Di Indonesia, kohabitasi lebih umum terjadi di wilayah Indonesia Timur, yang mayoritas penduduknya non-Muslim. Data dari Pendataan Keluarga 2021 (PK21) milik Badan Kependudukan dan Keluarga Berencana Nasional (BKKBN) menunjukkan bahwa sekitar 0,6% penduduk kota Manado, Sulawesi Utara, melakukan kohabitasi.
Dari populasi pasangan kohabitasi tersebut, 1,9% diantaranya sedang hamil saat survei dilakukan, 24,3% berusia kurang dari 30 tahun, 83,7% berpendidikan SMA atau lebih rendah, 11,6% tidak bekerja, dan 53,5% bekerja secara informal.
Selanjutnya, beberapa faktor telah menjadi penyebab masyarakat Indonesia mulai marak melakukan kohabitasi atau kumpul kebo.
Beban Finansial
Di Manado, pasangan cenderung memilih kohabitasi sebagai alternatif karena mereka belum siap secara finansial untuk menanggung biaya pernikahan. Biaya pernikahan di Indonesia seringkali berkaitan dengan mahar yang besarannya ditentukan oleh status sosial, pendidikan, dan level pekerjaan yang lebih tinggi. Dalam beberapa kasus, pasangan harus menunggu beberapa tahun agar mampu mengumpulkan biaya mahar yang cukup besar.
Rumitnya Prosedur Perceraian
Faktor lain yang mendorong pasangan memilih kohabitasi adalah karena mereka tidak perlu melalui prosedur birokrasi perceraian yang rumit dan mahal ketika memutuskan berpisah.

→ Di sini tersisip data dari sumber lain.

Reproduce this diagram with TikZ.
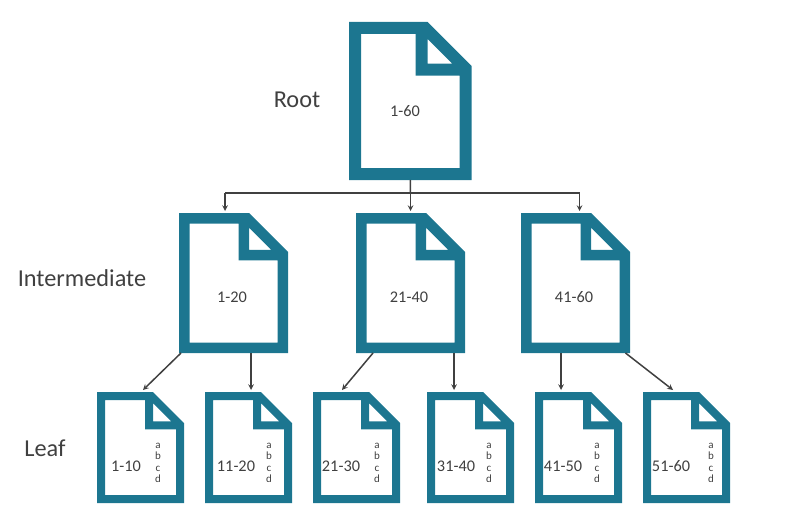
\documentclass[tikz,border=0pt]{standalone}
\usepackage{fontspec}
\setmainfont{Carlito}
\usepackage{xcolor}
\usetikzlibrary{arrows,calc,positioning}
\definecolor{sheetteal}{HTML}{1C7690}
\definecolor{inkgrey}{HTML}{404040}
\tikzset{%
	sheet/.style    = {rectangle, inner sep=0pt, outer sep=0pt, anchor=north west},
	tier/.style     = {text=inkgrey, font=\fontsize{24.3}{26}\selectfont},
	keyspan/.style  = {text=inkgrey, font=\fontsize{16.3}{18}\selectfont},
	letters/.style  = {text=inkgrey, align=center, font=\fontsize{11}{11.5}\selectfont},
	arrow/.style    = {draw=inkgrey, line width=1.5pt, -stealth},
	plain/.style    = {draw=inkgrey, line width=1.5pt},
}
% name, left, top, width, height, band, fold
\newcommand{\docsheet}[7]{%
	\node[sheet, minimum width=#4pt, minimum height=#5pt] (#1) at (#2,#3) {};
	\pgfmathsetmacro{\fx}{#2+#4-#7}
	\pgfmathsetmacro{\nb}{#3+#7+0.8*#6}
	\fill[sheetteal, even odd rule] (#2,#3) -- (\fx,#3) -- (#2+#4,#3+#7) -- (#2+#4,#3+#5) -- (#2,#3+#5) -- cycle
		(#2+#6,#3+#6) -- (\fx-#6,#3+#6) -- (\fx-#6,\nb) -- (#2+#4-#6,\nb) -- (#2+#4-#6,#3+#5-#6) -- (#2+#6,#3+#5-#6) -- cycle
		(\fx,#3+1.4*#6) -- (\fx,\nb-#6) -- (#2+#4-1.6*#6,\nb-#6) -- cycle;
}
\begin{document}
\begin{tikzpicture}[x=1pt,y=-1pt]
	\useasboundingbox (0,0) rectangle (785,527);
	
	\docsheet{root}{349}{22}{122.5}{158}{12}{44}
	\foreach \name/\x in {int1/179,int2/356,int3/521} {\docsheet{\name}{\x}{213}{109}{140}{10.5}{39}}
	\foreach \name/\x in {leaf1/97,leaf2/205,leaf3/313,leaf4/427,leaf5/535,leaf6/643} {\docsheet{\name}{\x}{392}{87}{111}{8}{31}}
	
	\node[tier] (rootlabel) at (297,100) {Root};
	\node[tier] (intlabel) at (82,278) {Intermediate};
	\node[tier] (leaflabel) at (45,448) {Leaf};
	
	\node[keyspan] (rootspan) at (405,111) {1-60};
	\foreach \name/\x/\txt in {int1/232/1-20,int2/409/21-40,int3/574/41-60} \node[keyspan] (\name-span) at (\x,297) {\txt};
	\foreach \name/\x/\txt in {leaf1/126/1-10,leaf2/236/11-20,leaf3/341/21-30,leaf4/456/31-40,leaf5/563/41-50,leaf6/671/51-60} \node[keyspan] (\name-span) at (\x,466) {\txt};
	\foreach \name/\x in {leaf1/158,leaf2/269,leaf3/377,leaf4/489,leaf5/597,leaf6/711} \node[letters] (\name-letters) at (\x,463) {a\\b\\c\\d};
	
	\coordinate (trunk) at (410.5,193);
	\draw[plain] (root.south) -- (trunk);
	\draw[plain] ([xshift=-8.5pt]trunk -| int1.north) -- ([xshift=4pt]trunk -| int3.north);
	\foreach \to/\ex in {int1/-8.5,int2/0,int3/4} \draw[arrow] ([xshift=\ex pt]trunk -| \to.north) -- ([xshift=\ex pt,yshift=2pt]\to.north);
	
	\foreach \from/\sx/\to/\ex in {int1/-52.5/leaf1/2.5,int1/17.5/leaf2/2.5,int2/-37.5/leaf3/-14.5,int2/43.5/leaf4/-16.5,int3/-14.5/leaf5/-17.5,int3/50/leaf6/-13.5} \draw[arrow] ([xshift=\sx pt]\from.south) -- ([xshift=\ex pt,yshift=2pt]\to.north);
\end{tikzpicture}
\end{document}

Proses perceraian membutuhkan banyak biaya, mulai dari biaya perkara, jasa pengacara, hingga pembagian harta gana-gini, hak asuh anak, dan lain-lain. Selain itu, dalam ajaran agama Kristen dan Katolik, yang mayoritas dianut oleh penduduk kota Manado, terdapat ayat yang menyatakan ketidakbolean dalam menceraikan pasangan, membuat pasangan mungkin memilih kohabitasi sebagai alternatif yang lebih fleksibel.